Given request:
Copy out the material below in full, but not its images.
::::
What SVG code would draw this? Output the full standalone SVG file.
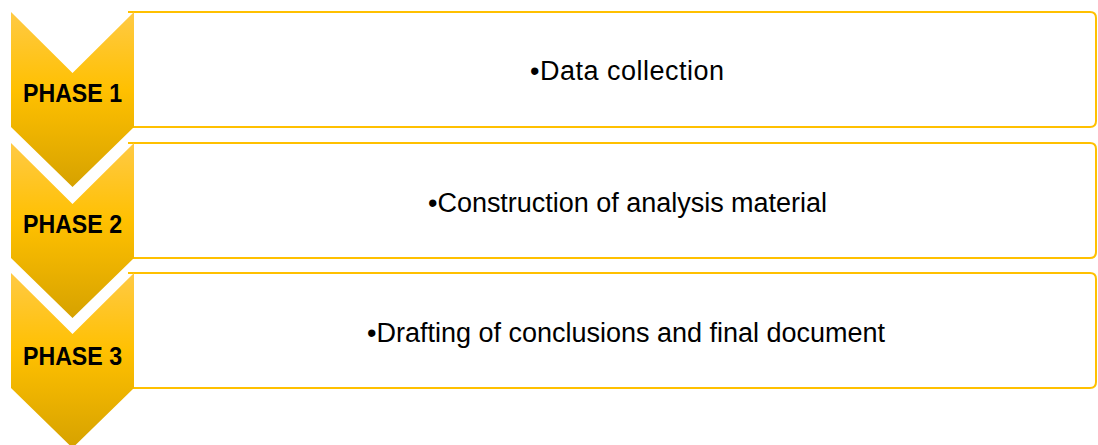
<svg xmlns="http://www.w3.org/2000/svg" width="1098" height="445" viewBox="0 0 1098 445">
<style>
.box{fill:#FFFFFF;stroke:#FFC000;stroke-width:2}
.chev{fill:url(#gold)}
.ph{font-family:"Liberation Sans",Arial,sans-serif;font-weight:bold;font-size:25px;fill:#000000;text-anchor:middle}
.tx{font-family:"Liberation Sans",Arial,sans-serif;font-size:27px;fill:#000000;text-anchor:middle}
</style>
<defs>
<linearGradient id="gold" x1="0" y1="0" x2="0" y2="1">
<stop offset="0" stop-color="#FFCA45"/>
<stop offset="0.45" stop-color="#FFC000"/>
<stop offset="1" stop-color="#D6A200"/>
</linearGradient>
</defs>
<rect width="1098" height="445" fill="#FFFFFF"/>
<g id="phase1">
<path class="box" d="M128,12 H1090 Q1096,12 1096,18 V121 Q1096,127 1090,127 H128"/>
<path class="chev" d="M11,12 L72.5,73 L134,12 V127 L72.5,187 L11,127 Z"/>
<text class="ph" x="72.5" y="102" textLength="99" lengthAdjust="spacingAndGlyphs">PHASE 1</text>
<text class="tx" x="627" y="80" textLength="194">•Data collection</text>
</g>
<g id="phase2">
<path class="box" d="M128,143 H1090 Q1096,143 1096,149 V252 Q1096,258 1090,258 H128"/>
<path class="chev" d="M11,143 L72.5,204 L134,143 V258 L72.5,318 L11,258 Z"/>
<text class="ph" x="72.5" y="233" textLength="99" lengthAdjust="spacingAndGlyphs">PHASE 2</text>
<text class="tx" x="627.5" y="212" textLength="399">•Construction of analysis material</text>
</g>
<g id="phase3">
<path class="box" d="M128,273 H1090 Q1096,273 1096,279 V382 Q1096,388 1090,388 H128"/>
<path class="chev" d="M11,273 L72.5,334 L134,273 V388 L72.5,448 L11,388 Z"/>
<text class="ph" x="72.5" y="365" textLength="99" lengthAdjust="spacingAndGlyphs">PHASE 3</text>
<text class="tx" x="626" y="342" textLength="518">•Drafting of conclusions and final document</text>
</g>
<g id="connectors"></g>
</svg>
::::
Full answer:
What SVG code would draw this? Output the full standalone SVG file.
<svg xmlns="http://www.w3.org/2000/svg" width="1098" height="445" viewBox="0 0 1098 445">
<style>
.box{fill:#FFFFFF;stroke:#FFC000;stroke-width:2}
.chev{fill:url(#gold)}
.ph{font-family:"Liberation Sans",Arial,sans-serif;font-weight:bold;font-size:25px;fill:#000000;text-anchor:middle}
.tx{font-family:"Liberation Sans",Arial,sans-serif;font-size:27px;fill:#000000;text-anchor:middle}
</style>
<defs>
<linearGradient id="gold" x1="0" y1="0" x2="0" y2="1">
<stop offset="0" stop-color="#FFCA45"/>
<stop offset="0.45" stop-color="#FFC000"/>
<stop offset="1" stop-color="#D6A200"/>
</linearGradient>
</defs>
<rect width="1098" height="445" fill="#FFFFFF"/>
<g id="phase1">
<path class="box" d="M128,12 H1090 Q1096,12 1096,18 V121 Q1096,127 1090,127 H128"/>
<path class="chev" d="M11,12 L72.5,73 L134,12 V127 L72.5,187 L11,127 Z"/>
<text class="ph" x="72.5" y="102" textLength="99" lengthAdjust="spacingAndGlyphs">PHASE 1</text>
<text class="tx" x="627" y="80" textLength="194">•Data collection</text>
</g>
<g id="phase2">
<path class="box" d="M128,143 H1090 Q1096,143 1096,149 V252 Q1096,258 1090,258 H128"/>
<path class="chev" d="M11,143 L72.5,204 L134,143 V258 L72.5,318 L11,258 Z"/>
<text class="ph" x="72.5" y="233" textLength="99" lengthAdjust="spacingAndGlyphs">PHASE 2</text>
<text class="tx" x="627.5" y="212" textLength="399">•Construction of analysis material</text>
</g>
<g id="phase3">
<path class="box" d="M128,273 H1090 Q1096,273 1096,279 V382 Q1096,388 1090,388 H128"/>
<path class="chev" d="M11,273 L72.5,334 L134,273 V388 L72.5,448 L11,388 Z"/>
<text class="ph" x="72.5" y="365" textLength="99" lengthAdjust="spacingAndGlyphs">PHASE 3</text>
<text class="tx" x="626" y="342" textLength="518">•Drafting of conclusions and final document</text>
</g>
<g id="connectors"></g>
</svg>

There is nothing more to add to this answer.